The learned Government, therefore, prayed the Court to dismiss the writ petition. 7. In P. Surendra Vs. the State of Andhra Pradesh, the Division Bench of the composite High Court of Andhra Pradesh held as under: “Subsisting custody of the detenu, by itself, does not invalidate the order of preventive detention, and the decision in this regard must depend on the facts of the particular case. (Union of India v. Paul Manickam). It is not the law that no order of detention can validly be passed against a person in custody under any circumstances. (Sanjay Kumar Aggarwal v. Union of India ; Kamarunnissa4). If the facts and circumstances of the case so demand, resort can be had to the law of preventive detention even if the person is in custody. Even in the case of a person in custody, a detention order can be validly passed (1) if the authority, passing the order, is aware of the fact that he is actually in custody; (2) if he has a reason to believe, on the basis of reliable material placed before him (a) that there is a real possibility of his release on bail, and (b) that, on being released, he would, in all probability, indulge in prejudicial activities; and (3) if it is felt essential to detain him to prevent him from so doing. If an order is passed, after recording satisfaction in this regard, the order would be valid. (Kamarunnissa; Paul Manickam). The detaining authority must show its awareness of the subsisting custody of the detenu, and take that factor into account while making the order. If the detaining authority is reasonably satisfied, with cogent material, that there is a likelihood of his release and, in view of his antecedent activities which are proximate in point of time, he must be detained in order to prevent him from indulging in such prejudicial activities, the detention order can be validly made. (Paul Manickam20). Factors, such as the detenu being in jail, must be objectively considered. If there are causal connections, and if a bona fide belief is formed, then there is nothing to prevent an order of preventive detention being served on a person who is in jail, provided the detaining authority is satisfied that there is an imminent possibility of his being released and set at liberty. (Suraj Pal Sahu v. State of Maharashtra).
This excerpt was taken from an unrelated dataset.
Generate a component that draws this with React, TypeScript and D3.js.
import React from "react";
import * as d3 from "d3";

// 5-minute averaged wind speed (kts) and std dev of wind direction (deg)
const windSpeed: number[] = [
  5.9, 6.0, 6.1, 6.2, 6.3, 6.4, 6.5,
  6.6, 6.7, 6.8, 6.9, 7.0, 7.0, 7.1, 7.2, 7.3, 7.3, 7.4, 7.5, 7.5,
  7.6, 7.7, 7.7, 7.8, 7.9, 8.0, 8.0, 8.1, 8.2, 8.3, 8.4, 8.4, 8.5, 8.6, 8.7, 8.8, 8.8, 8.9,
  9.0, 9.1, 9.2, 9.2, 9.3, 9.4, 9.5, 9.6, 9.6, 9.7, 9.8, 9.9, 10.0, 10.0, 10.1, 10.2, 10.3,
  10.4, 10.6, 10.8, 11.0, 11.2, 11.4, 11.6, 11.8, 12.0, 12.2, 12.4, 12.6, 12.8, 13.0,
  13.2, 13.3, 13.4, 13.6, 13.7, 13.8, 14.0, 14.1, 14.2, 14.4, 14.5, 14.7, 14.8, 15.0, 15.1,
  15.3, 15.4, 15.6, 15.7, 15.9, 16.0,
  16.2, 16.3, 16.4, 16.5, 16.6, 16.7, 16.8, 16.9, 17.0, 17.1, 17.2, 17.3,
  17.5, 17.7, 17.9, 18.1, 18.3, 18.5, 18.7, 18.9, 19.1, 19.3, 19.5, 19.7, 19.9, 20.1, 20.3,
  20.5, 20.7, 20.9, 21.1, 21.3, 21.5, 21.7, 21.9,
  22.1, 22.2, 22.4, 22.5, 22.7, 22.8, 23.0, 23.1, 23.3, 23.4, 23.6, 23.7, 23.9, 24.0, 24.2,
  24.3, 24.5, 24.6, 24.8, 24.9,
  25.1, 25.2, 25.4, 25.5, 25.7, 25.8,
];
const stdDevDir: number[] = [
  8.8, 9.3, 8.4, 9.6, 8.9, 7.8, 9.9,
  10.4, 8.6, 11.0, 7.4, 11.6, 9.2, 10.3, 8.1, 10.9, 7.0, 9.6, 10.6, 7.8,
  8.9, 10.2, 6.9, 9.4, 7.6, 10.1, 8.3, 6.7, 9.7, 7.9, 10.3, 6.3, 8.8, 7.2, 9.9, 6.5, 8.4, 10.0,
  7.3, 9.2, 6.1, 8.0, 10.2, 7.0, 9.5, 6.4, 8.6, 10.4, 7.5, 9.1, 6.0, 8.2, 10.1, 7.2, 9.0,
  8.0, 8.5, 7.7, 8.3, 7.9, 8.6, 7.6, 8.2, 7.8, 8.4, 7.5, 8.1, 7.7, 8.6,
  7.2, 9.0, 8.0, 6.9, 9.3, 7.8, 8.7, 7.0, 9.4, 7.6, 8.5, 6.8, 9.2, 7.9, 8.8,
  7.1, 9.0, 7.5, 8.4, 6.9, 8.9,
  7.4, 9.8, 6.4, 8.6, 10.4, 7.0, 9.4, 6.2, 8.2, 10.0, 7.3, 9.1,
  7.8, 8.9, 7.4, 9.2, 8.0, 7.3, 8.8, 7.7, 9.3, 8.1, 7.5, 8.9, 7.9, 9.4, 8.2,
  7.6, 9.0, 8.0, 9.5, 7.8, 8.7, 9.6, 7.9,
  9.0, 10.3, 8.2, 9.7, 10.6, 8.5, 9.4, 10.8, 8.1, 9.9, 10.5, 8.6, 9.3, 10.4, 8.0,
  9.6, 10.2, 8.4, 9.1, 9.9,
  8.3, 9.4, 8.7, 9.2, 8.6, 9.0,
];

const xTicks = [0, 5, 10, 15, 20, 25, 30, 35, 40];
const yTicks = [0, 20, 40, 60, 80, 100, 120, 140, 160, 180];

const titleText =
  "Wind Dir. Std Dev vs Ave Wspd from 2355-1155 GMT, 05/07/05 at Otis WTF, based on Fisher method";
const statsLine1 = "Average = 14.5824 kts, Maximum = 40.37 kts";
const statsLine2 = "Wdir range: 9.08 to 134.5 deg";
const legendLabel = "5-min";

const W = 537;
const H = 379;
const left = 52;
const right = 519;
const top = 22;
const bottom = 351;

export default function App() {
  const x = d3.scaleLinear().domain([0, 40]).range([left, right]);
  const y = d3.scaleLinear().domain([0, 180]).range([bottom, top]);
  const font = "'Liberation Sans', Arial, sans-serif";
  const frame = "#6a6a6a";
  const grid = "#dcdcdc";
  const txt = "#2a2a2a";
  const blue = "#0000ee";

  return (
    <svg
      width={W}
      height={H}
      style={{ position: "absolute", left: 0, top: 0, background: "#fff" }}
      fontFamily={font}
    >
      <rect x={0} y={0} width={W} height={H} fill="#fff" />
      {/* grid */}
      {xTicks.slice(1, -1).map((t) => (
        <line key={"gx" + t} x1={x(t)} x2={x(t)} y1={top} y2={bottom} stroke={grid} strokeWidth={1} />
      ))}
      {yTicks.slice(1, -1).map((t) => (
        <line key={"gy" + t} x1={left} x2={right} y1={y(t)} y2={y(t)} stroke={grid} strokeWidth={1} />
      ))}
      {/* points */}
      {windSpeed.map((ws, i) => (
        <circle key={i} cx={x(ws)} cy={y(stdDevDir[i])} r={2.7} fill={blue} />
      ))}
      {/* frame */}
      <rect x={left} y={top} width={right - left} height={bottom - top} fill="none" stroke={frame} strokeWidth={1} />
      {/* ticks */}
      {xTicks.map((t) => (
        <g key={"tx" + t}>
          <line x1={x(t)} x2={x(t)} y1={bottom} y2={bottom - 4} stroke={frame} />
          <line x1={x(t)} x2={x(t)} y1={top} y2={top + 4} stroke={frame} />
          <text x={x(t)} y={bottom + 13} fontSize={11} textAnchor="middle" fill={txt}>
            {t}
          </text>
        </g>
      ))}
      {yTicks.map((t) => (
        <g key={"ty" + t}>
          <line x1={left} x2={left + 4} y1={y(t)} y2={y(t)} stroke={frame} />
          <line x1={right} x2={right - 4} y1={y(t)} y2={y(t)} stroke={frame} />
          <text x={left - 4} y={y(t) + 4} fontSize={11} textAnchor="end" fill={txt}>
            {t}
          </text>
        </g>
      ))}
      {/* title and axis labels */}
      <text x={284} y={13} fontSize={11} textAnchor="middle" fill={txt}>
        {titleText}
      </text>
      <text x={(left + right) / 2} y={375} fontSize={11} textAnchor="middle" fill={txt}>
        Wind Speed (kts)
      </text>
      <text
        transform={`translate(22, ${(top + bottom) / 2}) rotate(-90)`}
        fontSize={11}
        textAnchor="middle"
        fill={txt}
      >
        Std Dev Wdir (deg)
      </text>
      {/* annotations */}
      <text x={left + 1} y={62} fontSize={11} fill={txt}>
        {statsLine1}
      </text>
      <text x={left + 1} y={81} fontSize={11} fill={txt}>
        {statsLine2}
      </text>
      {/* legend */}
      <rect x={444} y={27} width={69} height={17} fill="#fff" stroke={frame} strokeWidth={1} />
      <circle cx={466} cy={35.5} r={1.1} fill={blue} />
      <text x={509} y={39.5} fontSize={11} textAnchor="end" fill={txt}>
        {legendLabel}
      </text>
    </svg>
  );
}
If there are causal connections, and if a bona fide belief is formed, then there is nothing to prevent an order of preventive detention being served on a person who is in jail, provided the detaining authority is satisfied that there is an imminent possibility of his being released and set at liberty. (Suraj Pal Sahu v. State of Maharashtra). Before an authority can legitimately come to the conclusion that the detention of a person is necessary to prevent him from acting in a prejudicial manner, the authority must be satisfied that, if the person is not detained, he would act in a prejudicial manner, and that inevitably postulates freedom of action to the said person at the relevant time. If a person is already in jail, it cannot be rationally postulated that, if he is not detained, he would act in a prejudicial manner? At the point of time, when an order of detention is to be served on a person, it must be patent that the said person would act prejudicially if he is not detained, and that is a consideration which would be absent when the authority is dealing with a person already in detention. The satisfaction that it is necessary to detain a person, for the purpose of preventing him from acting in a prejudicial manner, is the basis of the order of detention. (Rameshwar Shaw v. District Magistrate, Burdwan ;). In case the detenu is already in custody, the detaining authority should apply his mind and show his awareness in this regard in the grounds of detention. The necessity of keeping such person under preventive detention should be clearly indicated. (Paul Manickam; YummanOngbiLembi Leima). The detaining authority must be aware, when he is passing the order of detention, that the detenu is in custody, and that cogent and relevant material disclose the necessity for making an order of detention. (Binod Singh v. District Magistrate, Dhanbad ; Ramesh Yadav; Vijay Narain Singh; Dharmendra Suganch and Chelawat; Kamarunnissa; Abdul Razak Abdul Wahab Sheikh v. S.N. Sinha, Commr. of Police ).” 8. Learned counsel for the petitioner has relied on the judgment of the Hon’ble Supreme Court in Ameena Begum Vs. State of Telangana, (2023) 9 SCC 587 . In the said judgment, the Apex Court referred its earlier decision in Rekha Vs.
of Police ).” 8. Learned counsel for the petitioner has relied on the judgment of the Hon’ble Supreme Court in Ameena Begum Vs. State of Telangana, (2023) 9 SCC 587 . In the said judgment, the Apex Court referred its earlier decision in Rekha Vs. State of Tamilnadu, reported in (2011) 5 SCC 244 , wherein it is said as under: “Whenever an order under a preventive detention law is challenged, one of the questions the court must ask in deciding its legality is: was the ordinary law of the land sufficient to deal with the situation? If the answer is in the affirmative, the detention order will be illegal. In the present case, the charge against the detenu was of selling expired drugs after changing their labels. Surely the relevant provisions in the Penal code and the Drugs and Cosmetics Act were sufficient to deal with this situation. Hence, in our opinion, the detention order in question was also illegal for this reason.” 9. Except for stating in the order of detention that there is every possibility of the detenu being released on bail and that he would thereafter likely indulge in criminal activities, there is no material to show that there is every chance of the detenu being released on bail. The Hon’ble Apex Court, in Rekha Vs. The state of Tamilnadu, referred supra, clearly stated that when the relevant provisions in the Penal Code are sufficient to deal with the situation, there is no reason for issuing the detention order. 10. Thus, from the above discussion, it is clear that though the detenu is already under judicial custody in connection with Crime No.270 of 2023 dated 14.12.2023 on the file of the Special Enforcement Bureau Station, Rajamahendravaram South, however, the Detaining Authority has not taken the said crucial fact into consideration and has not recorded its subjective satisfaction to order preventive detention despite the detenu was in judicial custody as on the date of the said order. Therefore, we are constrained to hold that the detention order per se is illegal and liable to be set aside. 11.
Therefore, we are constrained to hold that the detention order per se is illegal and liable to be set aside. 11. Thus, on a conspectus of the facts and law as narrated supra, this Writ Petition is allowed, and the detention order in Roc.No.M1 (SEB.SOUTH)/479793/2023, dated 28.12.2023, passed by the 2nd respondent – District Collector, East Godavari District, is hereby set aside and the detenu, namely, Lanjipalli Vinayak @ Vinay @ Raju, S/o Srinivasa Rao, is directed to be released forthwith by the respondents, if the detenu is not required in any other cases. No costs. As a sequel, interlocutory applications pending, if any, in this case shall stand closed.